#### Exercise
Your task is to output the listing word for word, with pictures excluded.

%%

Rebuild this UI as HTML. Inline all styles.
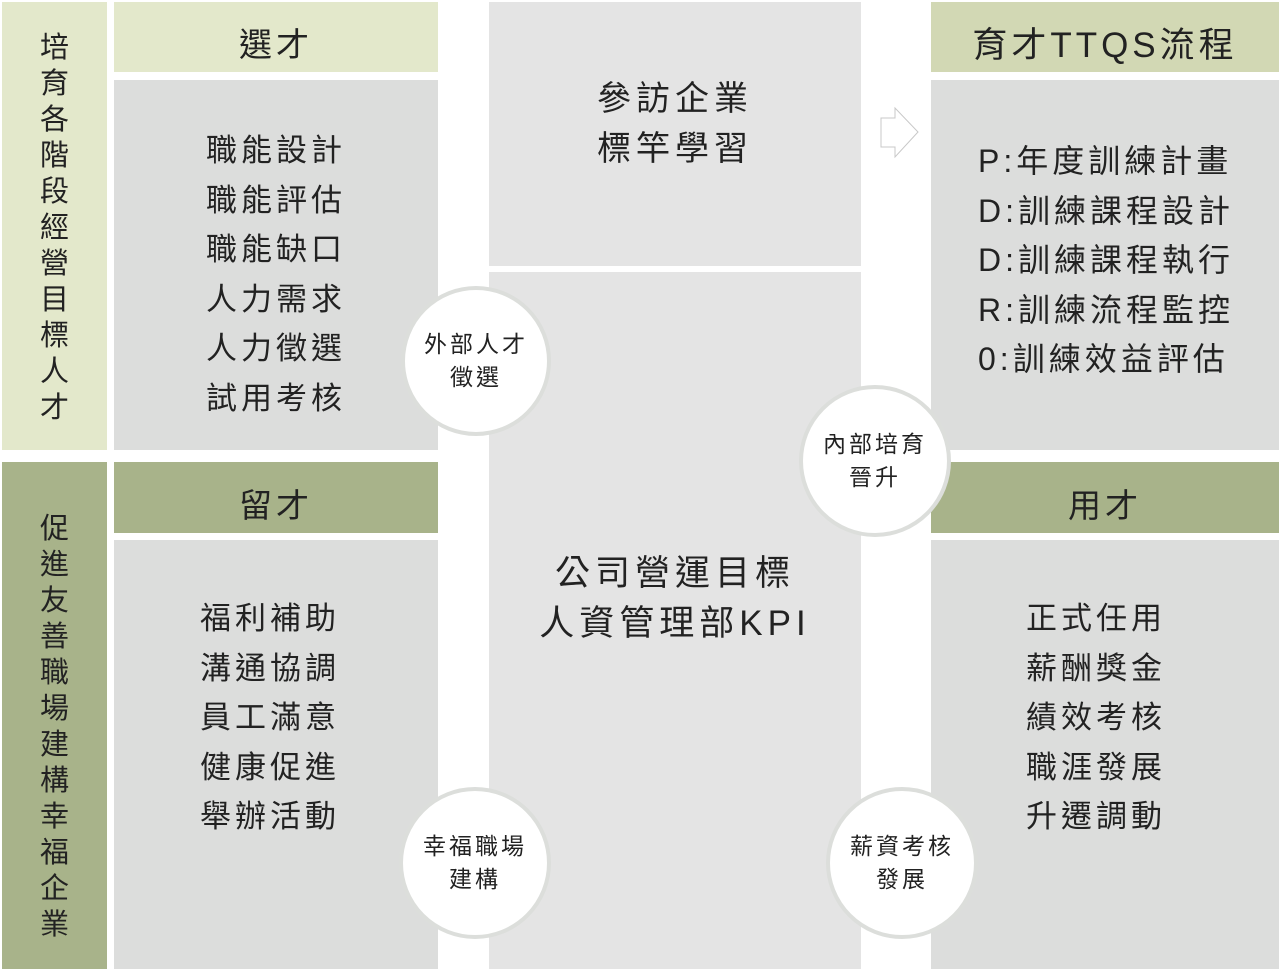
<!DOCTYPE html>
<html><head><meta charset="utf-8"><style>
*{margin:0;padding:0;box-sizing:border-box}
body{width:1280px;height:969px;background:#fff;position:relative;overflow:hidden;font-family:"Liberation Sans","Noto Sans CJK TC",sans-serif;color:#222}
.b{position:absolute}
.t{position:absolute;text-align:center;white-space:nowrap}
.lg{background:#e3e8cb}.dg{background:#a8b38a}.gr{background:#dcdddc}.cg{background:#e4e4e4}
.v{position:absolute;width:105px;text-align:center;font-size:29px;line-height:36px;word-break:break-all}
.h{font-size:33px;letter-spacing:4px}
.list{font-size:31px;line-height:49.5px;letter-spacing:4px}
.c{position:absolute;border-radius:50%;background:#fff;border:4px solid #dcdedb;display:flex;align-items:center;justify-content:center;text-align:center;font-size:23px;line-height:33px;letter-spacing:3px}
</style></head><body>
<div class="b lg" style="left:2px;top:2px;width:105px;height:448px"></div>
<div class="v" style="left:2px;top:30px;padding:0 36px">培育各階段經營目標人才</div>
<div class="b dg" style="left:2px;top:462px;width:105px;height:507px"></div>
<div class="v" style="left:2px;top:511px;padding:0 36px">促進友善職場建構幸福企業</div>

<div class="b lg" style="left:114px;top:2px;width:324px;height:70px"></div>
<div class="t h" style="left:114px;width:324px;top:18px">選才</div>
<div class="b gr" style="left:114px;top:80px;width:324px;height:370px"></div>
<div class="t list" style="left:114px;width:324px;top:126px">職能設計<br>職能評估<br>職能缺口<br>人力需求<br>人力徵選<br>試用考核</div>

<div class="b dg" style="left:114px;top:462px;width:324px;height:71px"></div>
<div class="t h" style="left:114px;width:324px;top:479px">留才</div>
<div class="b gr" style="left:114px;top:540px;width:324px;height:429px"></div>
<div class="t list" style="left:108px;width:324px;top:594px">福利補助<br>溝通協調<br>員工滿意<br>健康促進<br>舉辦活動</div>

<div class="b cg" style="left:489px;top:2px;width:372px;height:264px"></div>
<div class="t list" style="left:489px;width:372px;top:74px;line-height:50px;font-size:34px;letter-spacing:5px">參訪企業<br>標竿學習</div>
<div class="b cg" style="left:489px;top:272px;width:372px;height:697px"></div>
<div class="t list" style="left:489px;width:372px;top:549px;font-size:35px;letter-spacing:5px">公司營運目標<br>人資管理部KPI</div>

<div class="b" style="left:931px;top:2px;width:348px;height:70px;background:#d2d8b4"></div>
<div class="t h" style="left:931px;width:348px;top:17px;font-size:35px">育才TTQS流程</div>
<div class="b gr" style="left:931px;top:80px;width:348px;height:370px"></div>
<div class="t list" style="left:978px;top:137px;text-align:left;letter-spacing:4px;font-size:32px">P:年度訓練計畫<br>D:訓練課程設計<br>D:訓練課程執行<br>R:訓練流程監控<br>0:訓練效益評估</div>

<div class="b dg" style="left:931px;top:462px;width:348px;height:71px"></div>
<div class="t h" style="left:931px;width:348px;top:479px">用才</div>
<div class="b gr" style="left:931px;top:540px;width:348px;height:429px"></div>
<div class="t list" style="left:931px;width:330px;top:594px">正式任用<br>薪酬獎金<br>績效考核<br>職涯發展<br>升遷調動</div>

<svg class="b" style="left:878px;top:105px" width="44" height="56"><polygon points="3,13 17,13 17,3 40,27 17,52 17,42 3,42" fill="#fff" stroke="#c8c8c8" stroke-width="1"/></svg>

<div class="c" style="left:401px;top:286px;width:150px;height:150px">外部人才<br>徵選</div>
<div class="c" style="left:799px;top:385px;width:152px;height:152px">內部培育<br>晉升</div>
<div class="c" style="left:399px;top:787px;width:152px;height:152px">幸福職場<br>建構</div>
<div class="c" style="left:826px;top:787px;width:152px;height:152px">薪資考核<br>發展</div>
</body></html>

%%

#### Reply to the exercise
Rebuild this UI as HTML. Inline all styles.
<!DOCTYPE html>
<html><head><meta charset="utf-8"><style>
*{margin:0;padding:0;box-sizing:border-box}
body{width:1280px;height:969px;background:#fff;position:relative;overflow:hidden;font-family:"Liberation Sans","Noto Sans CJK TC",sans-serif;color:#222}
.b{position:absolute}
.t{position:absolute;text-align:center;white-space:nowrap}
.lg{background:#e3e8cb}.dg{background:#a8b38a}.gr{background:#dcdddc}.cg{background:#e4e4e4}
.v{position:absolute;width:105px;text-align:center;font-size:29px;line-height:36px;word-break:break-all}
.h{font-size:33px;letter-spacing:4px}
.list{font-size:31px;line-height:49.5px;letter-spacing:4px}
.c{position:absolute;border-radius:50%;background:#fff;border:4px solid #dcdedb;display:flex;align-items:center;justify-content:center;text-align:center;font-size:23px;line-height:33px;letter-spacing:3px}
</style></head><body>
<div class="b lg" style="left:2px;top:2px;width:105px;height:448px"></div>
<div class="v" style="left:2px;top:30px;padding:0 36px">培育各階段經營目標人才</div>
<div class="b dg" style="left:2px;top:462px;width:105px;height:507px"></div>
<div class="v" style="left:2px;top:511px;padding:0 36px">促進友善職場建構幸福企業</div>

<div class="b lg" style="left:114px;top:2px;width:324px;height:70px"></div>
<div class="t h" style="left:114px;width:324px;top:18px">選才</div>
<div class="b gr" style="left:114px;top:80px;width:324px;height:370px"></div>
<div class="t list" style="left:114px;width:324px;top:126px">職能設計<br>職能評估<br>職能缺口<br>人力需求<br>人力徵選<br>試用考核</div>

<div class="b dg" style="left:114px;top:462px;width:324px;height:71px"></div>
<div class="t h" style="left:114px;width:324px;top:479px">留才</div>
<div class="b gr" style="left:114px;top:540px;width:324px;height:429px"></div>
<div class="t list" style="left:108px;width:324px;top:594px">福利補助<br>溝通協調<br>員工滿意<br>健康促進<br>舉辦活動</div>

<div class="b cg" style="left:489px;top:2px;width:372px;height:264px"></div>
<div class="t list" style="left:489px;width:372px;top:74px;line-height:50px;font-size:34px;letter-spacing:5px">參訪企業<br>標竿學習</div>
<div class="b cg" style="left:489px;top:272px;width:372px;height:697px"></div>
<div class="t list" style="left:489px;width:372px;top:549px;font-size:35px;letter-spacing:5px">公司營運目標<br>人資管理部KPI</div>

<div class="b" style="left:931px;top:2px;width:348px;height:70px;background:#d2d8b4"></div>
<div class="t h" style="left:931px;width:348px;top:17px;font-size:35px">育才TTQS流程</div>
<div class="b gr" style="left:931px;top:80px;width:348px;height:370px"></div>
<div class="t list" style="left:978px;top:137px;text-align:left;letter-spacing:4px;font-size:32px">P:年度訓練計畫<br>D:訓練課程設計<br>D:訓練課程執行<br>R:訓練流程監控<br>0:訓練效益評估</div>

<div class="b dg" style="left:931px;top:462px;width:348px;height:71px"></div>
<div class="t h" style="left:931px;width:348px;top:479px">用才</div>
<div class="b gr" style="left:931px;top:540px;width:348px;height:429px"></div>
<div class="t list" style="left:931px;width:330px;top:594px">正式任用<br>薪酬獎金<br>績效考核<br>職涯發展<br>升遷調動</div>

<svg class="b" style="left:878px;top:105px" width="44" height="56"><polygon points="3,13 17,13 17,3 40,27 17,52 17,42 3,42" fill="#fff" stroke="#c8c8c8" stroke-width="1"/></svg>

<div class="c" style="left:401px;top:286px;width:150px;height:150px">外部人才<br>徵選</div>
<div class="c" style="left:799px;top:385px;width:152px;height:152px">內部培育<br>晉升</div>
<div class="c" style="left:399px;top:787px;width:152px;height:152px">幸福職場<br>建構</div>
<div class="c" style="left:826px;top:787px;width:152px;height:152px">薪資考核<br>發展</div>
</body></html>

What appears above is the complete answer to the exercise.